Unfortunately, grievers often find that despite their best efforts, family and friends cannot offer the level of support needed, simply because they haven’t experienced and don’t understand this level of loss and grief.

This is where the beauty and benefit of grief support groups come in.

Surrounded by a group of people who have suffered a similar loss is invaluable. The simple act of expressing yourself to those who have experienced the same level of loss as you can be the biggest source of easing the initial, overwhelming pain of loss.

You don’t even have to say a single word in support groups to reap the benefits. Simply listening to others who have survived this insurmountable pain provides a sense of understanding and community. It provides a feeling of hope for a future that doesn’t feel like the pain of loss will crush you every single day.

Surprisingly, support groups are not only healing for those who are newly bereaved, but provide a different benefit for those of us further along in our grief.

The single most powerful tool that helped me through this journey of grief is the act of “paying it forward”.

The definition of paying it forward in grief can vary significantly.
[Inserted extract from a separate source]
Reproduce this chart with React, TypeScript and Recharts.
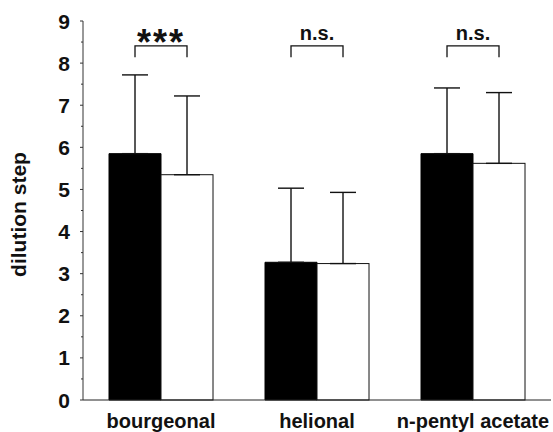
import { Bar, BarChart, ErrorBar, XAxis, YAxis } from "recharts";

const CATEGORIES = ["bourgeonal", "helional", "n-pentyl acetate"];
const BLACK_MEANS = [5.85, 3.27, 5.85];
const WHITE_MEANS = [5.35, 3.24, 5.62];
const BLACK_SD = [1.87, 1.76, 1.56];
const WHITE_SD = [1.87, 1.69, 1.68];
const SIG_LABELS = ["***", "n.s.", "n.s."];
const Y_TICKS = [0, 0.5, 1, 1.5, 2, 2.5, 3, 3.5, 4, 4.5, 5, 5.5, 6, 6.5, 7, 7.5, 8, 8.5, 9];

// bracket height in data units
const BRACKET_TOP = 8.41;
const BRACKET_FOOT = 8.14;

const FONT = '"Liberation Sans", Arial, sans-serif';
const INK = "#111";

const data = CATEGORIES.map((name, i) => ({
  name,
  black: BLACK_MEANS[i],
  white: WHITE_MEANS[i],
  blackErr: [0, BLACK_SD[i]],
  whiteErr: [0, WHITE_SD[i]],
  sig: SIG_LABELS[i],
}));

function YTick(props: any) {
  const { x, y, payload } = props;
  const major = Number.isInteger(payload.value);
  return (
    <g>
      <line x1={x - (major ? 3 : 2)} x2={x} y1={y} y2={y} stroke="#333" strokeWidth={1} />
      {major && (
        <text
          x={x - 13}
          y={y}
          dy="0.36em"
          textAnchor="end"
          fontFamily={FONT}
          fontWeight="bold"
          fontSize={21}
          fill={INK}
        >
          {payload.value}
        </text>
      )}
    </g>
  );
}

// white bar plus the significance bracket spanning both bars of the group
function WhiteBar(props: any) {
  const { x, y, width, height, payload } = props;
  const base = y + height;
  const unit = height / payload.white;
  const yOf = (v: number) => base - v * unit;
  const left = x - width / 2;
  const right = x + width / 2;
  const top = yOf(BRACKET_TOP);
  const foot = yOf(BRACKET_FOOT);
  const stars = payload.sig.includes("*");
  return (
    <g>
      <rect x={x} y={y} width={width} height={height} fill="#fff" stroke={INK} strokeWidth={1} />
      <path
        d={`M${left},${foot} L${left},${top} L${right},${top} L${right},${foot}`}
        fill="none"
        stroke={INK}
        strokeWidth={1.3}
      />
      <text
        x={(left + right) / 2}
        y={stars ? top + 9 : top - 6}
        textAnchor="middle"
        fontFamily={FONT}
        fontWeight="bold"
        fontSize={stars ? 36 : 20}
        letterSpacing={stars ? 2 : 0}
        fill={INK}
      >
        {payload.sig}
      </text>
    </g>
  );
}

function AxisTitle(props: any) {
  const { viewBox } = props;
  const cx = viewBox.x + 26;
  const cy = viewBox.y + viewBox.height / 2 + 4;
  return (
    <text
      x={cx}
      y={cy}
      transform={`rotate(-90, ${cx}, ${cy})`}
      textAnchor="middle"
      fontFamily={FONT}
      fontWeight="bold"
      fontSize={21}
      fill={INK}
    >
      dilution step
    </text>
  );
}

export default function App() {
  return (
    <div style={{ position: "absolute", left: 0, top: 0, background: "#fff" }}>
      <BarChart
        width={553}
        height={432}
        data={data}
        margin={{ top: 21, right: 2, bottom: 0, left: 0 }}
        barGap={0}
        barCategoryGap="16.67%"
      >
        <XAxis
          dataKey="name"
          height={32}
          tickLine={false}
          tickSize={0}
          tickMargin={14}
          axisLine={{ stroke: "#222", strokeWidth: 1 }}
          tick={{ fontFamily: FONT, fontWeight: "bold", fontSize: 20, fill: INK }}
          interval={0}
        />
        <YAxis
          width={83}
          domain={[0, 9]}
          ticks={Y_TICKS}
          interval={0}
          tickLine={false}
          tickSize={0}
          tickMargin={0}
          axisLine={{ stroke: "#333", strokeWidth: 1 }}
          tick={<YTick />}
          label={<AxisTitle />}
        />
        <Bar dataKey="black" fill="#000" stroke="#000" isAnimationActive={false}>
          <ErrorBar dataKey="blackErr" width={13} stroke={INK} strokeWidth={1.4} />
        </Bar>
        <Bar dataKey="white" fill="#fff" shape={<WhiteBar />} isAnimationActive={false}>
          <ErrorBar dataKey="whiteErr" width={13} stroke={INK} strokeWidth={1.4} />
        </Bar>
      </BarChart>
    </div>
  );
}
But it all comes down to one basic idea: you use what you’ve learned during your experience with grief to help others. It provides new meaning and purpose to your shattered life.

For me, sharing my experience and hard-won insights into the grief process has been an important tool in lessening the pain of losing my daughter. Writing about grief started out as a way for me to express my emotions and questions. Then I decided to put it on a public website for anyone who cared to read and follow my journey. I continually wrote about all the nooks and crannies I encountered on this journey of grief.

Writing allowed me to look at my grief from a different perspective. I was able to more clearly discover what helped me and what didn’t. I could more easily spot potential pitfalls and how best to deal with them. The more I wrote, the more people found my website and followed my journey.

Knowing I was helping others feel less alone and more hopeful, I was able to turn the pain of grief into something positive and purposeful.

Of course, writing isn’t for everyone. Other ways I’ve seen people paying it forward in grief include:

  • Volunteering your time in support groups or other community grief support organizations.
  • Honoring them by donating to or becoming involved in a social cause that was important to your loved one.
  • Creating a foundation or scholarship in their name and memory.
  • Educating the community about the way your loved one died in hopes to help awareness and/or prevention.

Not every form of paying it forward need be so much of an undertaking. It could be as simple as reaching out to someone.  Whether it’s family, a friend, or mere acquaintance who finds themselves in this community of profound loss, you can simply let them know you’re available for them to talk with or just listen. Without judgment and without time limits.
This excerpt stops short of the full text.